Chongqing’s skyline hits you like a scene straight out of Blade Runner. The city doesn’t just have neon lights and towering bridges—it lives and breathes a futuristic chaos that feels unreal. The hills, the rivers, the fog, and the architecture all collide to create a dense, vertical jungle that looks like it was designed for a sci-fi movie. When people talk about Cyberpunk architecture in Chongqing, they’re not just describing buildings—they’re talking about a whole urban experience that feels both dystopian and breathtaking.

What makes Chongqing architecture so cyberpunk
The first thing you notice is the layers. Chongqing is built on mountains, so nothing is flat. Roads run above each other, trains go through apartment buildings, and pedestrian bridges connect towers twenty stories up. This vertical stacking creates a sense of compressed chaos that defines the cyberpunk aesthetic. The city’s famous Liziba station is a perfect example—a monorail passing right through a residential tower. It looks like an architectural glitch, but it’s real. Add to that the fog that often settles over the city, and you get a hazy, moody atmosphere that makes every building look like it belongs in a dystopian future. The neon signs, the exposed steel structures, the crumbling older blocks next to gleaming skyscrapers—all of it plays into this visual identity. There’s no master plan trying to make it beautiful. It just grew wild, like a living organism. That rawness is exactly what attracts photographers, filmmakers, and travelers who want to see something that feels real and extreme.

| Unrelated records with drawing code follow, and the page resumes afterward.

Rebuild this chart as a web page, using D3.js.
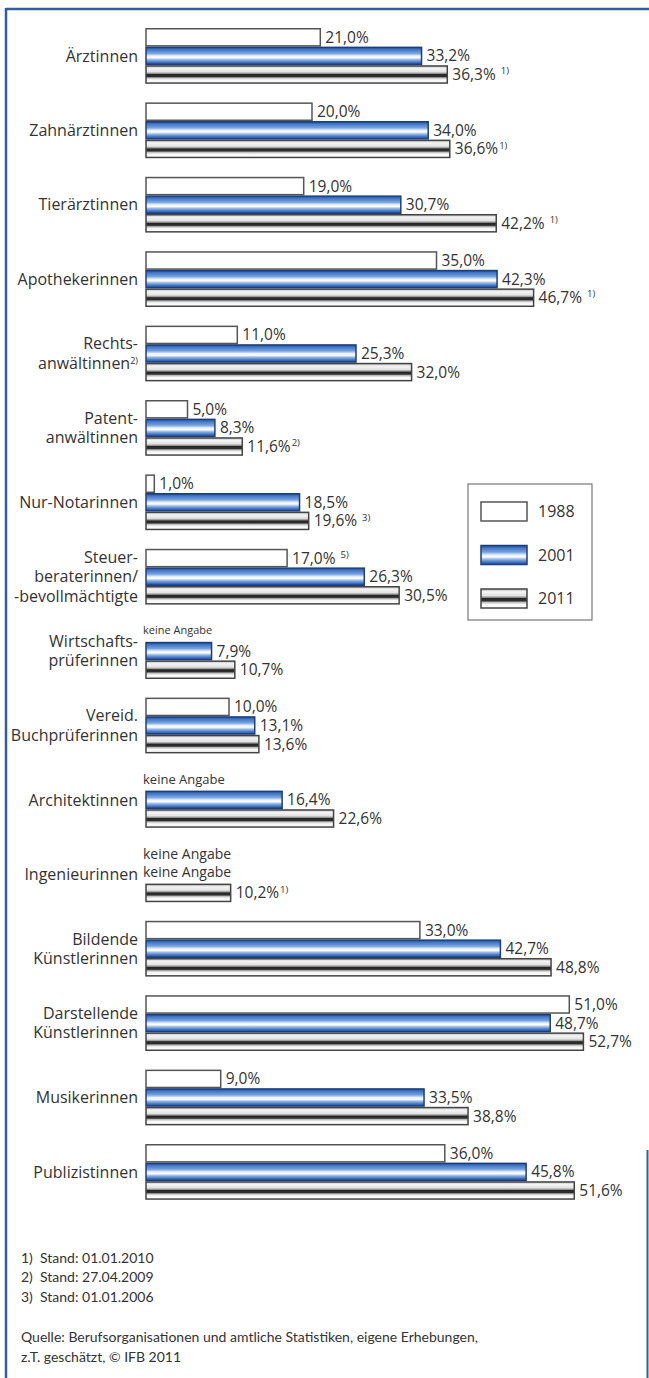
<!DOCTYPE html>
<html><head><meta charset="utf-8">
<script src="https://cdn.jsdelivr.net/npm/d3@7"></script>
<style>
html,body{margin:0;padding:0;background:#fff;}
svg{display:block;}
text{font-family:"Open Sans",sans-serif;fill:#333;}
</style></head>
<body>
<script>
const categories = [
  ["Ärztinnen"], ["Zahnärztinnen"], ["Tierärztinnen"], ["Apothekerinnen"],
  ["Rechts-", "anwältinnen²⁾"], ["Patent-", "anwältinnen"], ["Nur-Notarinnen"],
  ["Steuer-", "beraterinnen/", "-bevollmächtigte"], ["Wirtschafts-", "prüferinnen"],
  ["Vereid.", "Buchprüferinnen"], ["Architektinnen"], ["Ingenieurinnen"],
  ["Bildende", "Künstlerinnen"], ["Darstellende", "Künstlerinnen"], ["Musikerinnen"], ["Publizistinnen"]
];
const years = ["1988", "2001", "2011"];
const values1988 = [21.0, 20.0, 19.0, 35.0, 11.0, 5.0, 1.0, 17.0, null, 10.0, null, null, 33.0, 51.0, 9.0, 36.0];
const values2001 = [33.2, 34.0, 30.7, 42.3, 25.3, 8.3, 18.5, 26.3, 7.9, 13.1, 16.4, null, 42.7, 48.7, 33.5, 45.8];
const values2011 = [36.3, 36.6, 42.2, 46.7, 32.0, 11.6, 19.6, 30.5, 10.7, 13.6, 22.6, 10.2, 48.8, 52.7, 38.8, 51.6];
const notes1988 = ["", "", "", "", "", "", "", " 5)", "", "", "", "", "", "", "", ""];
const notes2011 = [" 1)", "1)", " 1)", " 1)", "", "2)", " 3)", "", "", "", "", "1)", "", "", "", ""];
const footnotes = ["1)  Stand: 01.01.2010", "2)  Stand: 27.04.2009", "3)  Stand: 01.01.2006"];
const sourceLines = ["Quelle: Berufsorganisationen und amtliche Statistiken, eigene Erhebungen,", "z.T. geschätzt, © IFB 2011"];
const noData = "keine Angabe";

const W = 649, H = 1378;
const svg = d3.select("body").append("svg").attr("width", W).attr("height", H);
const defs = svg.append("defs");

function grad(id, stops) {
  const g = defs.append("linearGradient").attr("id", id).attr("x1", 0).attr("x2", 0).attr("y1", 0).attr("y2", 1);
  stops.forEach(s => g.append("stop").attr("offset", s[0]).attr("stop-color", s[1]));
}
grad("gBlue", [[0, "#1d4c98"], [0.12, "#3f75c6"], [0.35, "#78a2dc"], [0.5, "#e8f0fb"], [0.6, "#ffffff"], [0.72, "#95b8e6"], [0.88, "#3f72c2"], [1, "#1d4c98"]]);
grad("gGray", [[0, "#bdbdbd"], [0.15, "#f4f4f4"], [0.35, "#e2e2e2"], [0.45, "#8a8a8a"], [0.5, "#262626"], [0.62, "#2e2e2e"], [0.7, "#bbbbbb"], [0.8, "#f6f6f6"], [1, "#ffffff"]]);

const fills = {"1988": "#ffffff", "2001": "url(#gBlue)", "2011": "url(#gGray)"};
const strokes = {"1988": "#555", "2001": "#1c3f7c", "2011": "#444"};

// frame
const frameColor = "#2f5f9c";
svg.append("line").attr("x1", 6).attr("x2", W).attr("y1", 9).attr("y2", 9).attr("stroke", frameColor).attr("stroke-width", 2.5);
svg.append("line").attr("x1", 6).attr("x2", 6).attr("y1", 8).attr("y2", H).attr("stroke", frameColor).attr("stroke-width", 2.5);
svg.append("line").attr("x1", 647.5).attr("x2", 647.5).attr("y1", 1150).attr("y2", H).attr("stroke", frameColor).attr("stroke-width", 2);

const x = d3.scaleLinear().domain([0, 60]).range([146, 146 + 60 * 8.3]);
const step = 74.4, pin = 0.25, top0 = 28;
const y = d3.scaleBand().domain(d3.range(categories.length))
  .range([top0, top0 + step * (categories.length - pin)]).paddingInner(pin).paddingOuter(0);
const ySub = d3.scaleBand().domain(years).range([0, y.bandwidth()]);

const series = {"1988": values1988, "2001": values2001, "2011": values2011};
const notes = {"1988": notes1988, "2001": categories.map(() => ""), "2011": notes2011};

const groups = svg.selectAll("g.grp").data(categories).join("g").attr("class", "grp")
  .attr("transform", (d, i) => `translate(0,${y(i)})`);

// category labels
groups.each(function(lines, i) {
  const g = d3.select(this);
  const lh = 19.5;
  const cy = y.bandwidth() / 2;
  lines.forEach((ln, k) => {
    const yy = cy + (k - (lines.length - 1) / 2) * lh;
    const t = g.append("text").attr("text-anchor", "end").attr("font-size", 16).attr("x", 138)
      .attr("y", yy).attr("dy", "0.35em");
    t.append("tspan").text(ln.replace("²⁾", ""));
    if (ln.includes("²⁾")) {
      t.append("tspan").attr("font-size", 9).attr("dy", "-0.55em").text("2)");
    }
  });
});

years.forEach(yr => {
  groups.each(function(cat, i) {
    const g = d3.select(this);
    const v = series[yr][i];
    const by = ySub(yr);
    const bh = ySub.bandwidth();
    if (v == null) {
      const fs = i === 8 ? 11 : (i === 10 ? 13 : 14);
      g.append("text").attr("x", 143).attr("y", by + bh / 2 - 2).attr("dy", "0.35em")
        .attr("font-size", fs).text(noData);
      return;
    }
    g.append("rect").attr("x", x(0)).attr("y", by + 0.75).attr("width", x(v) - x(0)).attr("height", bh - 1.5)
      .attr("fill", fills[yr]).attr("stroke", strokes[yr]).attr("stroke-width", 1.5);
    const t = g.append("text").attr("x", x(v) + 5).attr("y", by + bh / 2).attr("dy", "0.35em")
      .attr("font-size", 15.5);
    t.append("tspan").text(d3.format(".1f")(v).replace(".", ",") + "%");
    const n = notes[yr][i];
    if (n) {
      t.append("tspan").attr("font-size", 9.5).attr("dy", "-0.6em").attr("dx", n.startsWith(" ") ? 5 : 1).text(n.trim());
    }
  });
});

// legend
const lg = svg.append("g").attr("transform", "translate(468,484)");
lg.append("rect").attr("x", 0).attr("y", 0).attr("width", 124).attr("height", 136)
  .attr("fill", "#fff").attr("stroke", "#777").attr("stroke-width", 1.2);
years.forEach((yr, k) => {
  const yy = 18 + k * 43.5;
  lg.append("rect").attr("x", 13).attr("y", yy).attr("width", 46).attr("height", 19)
    .attr("fill", fills[yr]).attr("stroke", strokes[yr]).attr("stroke-width", 1.5);
  lg.append("text").attr("x", 70).attr("y", yy + 9.5).attr("dy", "0.35em").attr("font-size", 16).text(yr);
});

// footnotes
footnotes.forEach((f, k) => {
  svg.append("text").attr("x", 21).attr("y", 1258 + k * 19.5).attr("dy", "0.35em")
    .attr("font-size", 14).style("font-family", "Lato, sans-serif").attr("xml:space", "preserve").text(f);
});
sourceLines.forEach((f, k) => {
  svg.append("text").attr("x", 21).attr("y", 1337 + k * 20).attr("dy", "0.35em")
    .attr("font-size", 14).style("font-family", "Lato, sans-serif").text(f);
});
</script>
</body></html>
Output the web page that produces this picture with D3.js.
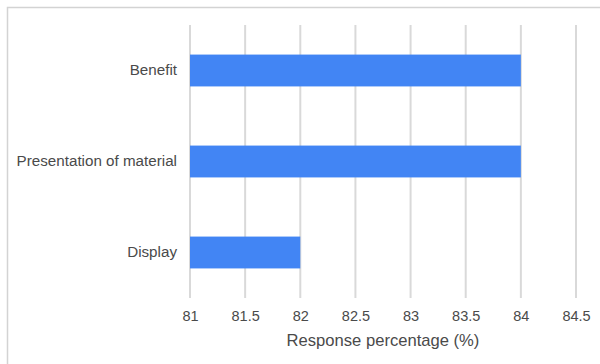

Is the cyberpunk look intentional or accidental
Here’s the thing—Chongqing didn’t try to look cyberpunk. It happened because of geography, rapid urbanization, and a lack of space. The city has limited flat land, so builders had to go up, and up, and then up some more. Bridges and tunnels became the only way to connect neighborhoods. The government didn’t design this for tourists. They just needed to house millions of people fast. So what you get is a mix of brutalist concrete blocks from the 90s, shiny glass towers from the 2000s,and random infrastructure that cuts through everything. That accidental collision of old and new, functional and flashy, is what creates the cyberpunk feeling. It’s not a theme park. It’s a real city that works in extreme ways. That’s why the architecture feels so honest. No one painted a mural to look futuristic. The future just happened here, messy and loud.

Chongqing’s architecture doesn’t need filters or special effects. It stands on its own, raw and overwhelming. If you walk through the streets at night, with rain on the pavement and neon reflecting off wet concrete, you won’t need a movie screen to feel like you’re in one. The city delivers that experience without trying.